Instructions for the task:
Could you output each line of the data that follows exactly?

Dataset section:
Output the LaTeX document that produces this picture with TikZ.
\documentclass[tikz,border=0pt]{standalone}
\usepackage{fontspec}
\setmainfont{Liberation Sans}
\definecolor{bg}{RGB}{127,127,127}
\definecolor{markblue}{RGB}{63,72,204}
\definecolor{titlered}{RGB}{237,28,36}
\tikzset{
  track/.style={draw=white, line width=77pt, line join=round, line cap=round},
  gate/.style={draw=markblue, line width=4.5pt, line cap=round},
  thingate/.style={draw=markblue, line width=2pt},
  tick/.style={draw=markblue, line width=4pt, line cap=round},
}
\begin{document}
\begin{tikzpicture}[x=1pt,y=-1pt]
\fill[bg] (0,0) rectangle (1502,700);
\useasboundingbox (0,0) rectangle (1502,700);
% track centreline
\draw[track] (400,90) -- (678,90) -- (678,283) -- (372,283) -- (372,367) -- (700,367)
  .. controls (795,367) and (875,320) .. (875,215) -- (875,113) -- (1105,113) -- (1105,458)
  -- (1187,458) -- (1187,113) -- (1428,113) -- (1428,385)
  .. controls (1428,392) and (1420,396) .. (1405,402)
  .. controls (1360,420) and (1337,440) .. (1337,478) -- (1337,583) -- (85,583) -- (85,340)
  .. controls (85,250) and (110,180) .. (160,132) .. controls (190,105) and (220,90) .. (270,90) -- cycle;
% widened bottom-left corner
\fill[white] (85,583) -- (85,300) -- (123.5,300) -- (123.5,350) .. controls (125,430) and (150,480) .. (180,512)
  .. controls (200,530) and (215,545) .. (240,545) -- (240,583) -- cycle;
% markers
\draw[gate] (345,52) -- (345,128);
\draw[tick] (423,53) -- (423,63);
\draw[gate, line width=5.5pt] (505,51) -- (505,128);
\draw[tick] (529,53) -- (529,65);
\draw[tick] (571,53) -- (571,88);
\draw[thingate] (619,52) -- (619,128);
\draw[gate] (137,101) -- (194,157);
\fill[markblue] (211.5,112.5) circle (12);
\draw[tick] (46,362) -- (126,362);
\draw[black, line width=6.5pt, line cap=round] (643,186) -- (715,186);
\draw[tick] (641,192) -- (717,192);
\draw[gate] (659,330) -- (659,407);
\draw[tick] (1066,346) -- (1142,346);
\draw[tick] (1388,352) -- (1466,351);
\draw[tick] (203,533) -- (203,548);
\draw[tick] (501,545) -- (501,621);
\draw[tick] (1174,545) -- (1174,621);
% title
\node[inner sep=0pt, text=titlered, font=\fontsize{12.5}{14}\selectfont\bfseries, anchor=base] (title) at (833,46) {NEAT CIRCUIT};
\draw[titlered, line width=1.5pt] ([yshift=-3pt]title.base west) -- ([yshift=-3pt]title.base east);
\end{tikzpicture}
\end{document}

Finished answer:
Output the LaTeX document that produces this picture with TikZ.
\documentclass[tikz,border=0pt]{standalone}
\usepackage{fontspec}
\setmainfont{Liberation Sans}
\definecolor{bg}{RGB}{127,127,127}
\definecolor{markblue}{RGB}{63,72,204}
\definecolor{titlered}{RGB}{237,28,36}
\tikzset{
  track/.style={draw=white, line width=77pt, line join=round, line cap=round},
  gate/.style={draw=markblue, line width=4.5pt, line cap=round},
  thingate/.style={draw=markblue, line width=2pt},
  tick/.style={draw=markblue, line width=4pt, line cap=round},
}
\begin{document}
\begin{tikzpicture}[x=1pt,y=-1pt]
\fill[bg] (0,0) rectangle (1502,700);
\useasboundingbox (0,0) rectangle (1502,700);
% track centreline
\draw[track] (400,90) -- (678,90) -- (678,283) -- (372,283) -- (372,367) -- (700,367)
  .. controls (795,367) and (875,320) .. (875,215) -- (875,113) -- (1105,113) -- (1105,458)
  -- (1187,458) -- (1187,113) -- (1428,113) -- (1428,385)
  .. controls (1428,392) and (1420,396) .. (1405,402)
  .. controls (1360,420) and (1337,440) .. (1337,478) -- (1337,583) -- (85,583) -- (85,340)
  .. controls (85,250) and (110,180) .. (160,132) .. controls (190,105) and (220,90) .. (270,90) -- cycle;
% widened bottom-left corner
\fill[white] (85,583) -- (85,300) -- (123.5,300) -- (123.5,350) .. controls (125,430) and (150,480) .. (180,512)
  .. controls (200,530) and (215,545) .. (240,545) -- (240,583) -- cycle;
% markers
\draw[gate] (345,52) -- (345,128);
\draw[tick] (423,53) -- (423,63);
\draw[gate, line width=5.5pt] (505,51) -- (505,128);
\draw[tick] (529,53) -- (529,65);
\draw[tick] (571,53) -- (571,88);
\draw[thingate] (619,52) -- (619,128);
\draw[gate] (137,101) -- (194,157);
\fill[markblue] (211.5,112.5) circle (12);
\draw[tick] (46,362) -- (126,362);
\draw[black, line width=6.5pt, line cap=round] (643,186) -- (715,186);
\draw[tick] (641,192) -- (717,192);
\draw[gate] (659,330) -- (659,407);
\draw[tick] (1066,346) -- (1142,346);
\draw[tick] (1388,352) -- (1466,351);
\draw[tick] (203,533) -- (203,548);
\draw[tick] (501,545) -- (501,621);
\draw[tick] (1174,545) -- (1174,621);
% title
\node[inner sep=0pt, text=titlered, font=\fontsize{12.5}{14}\selectfont\bfseries, anchor=base] (title) at (833,46) {NEAT CIRCUIT};
\draw[titlered, line width=1.5pt] ([yshift=-3pt]title.base west) -- ([yshift=-3pt]title.base east);
\end{tikzpicture}
\end{document}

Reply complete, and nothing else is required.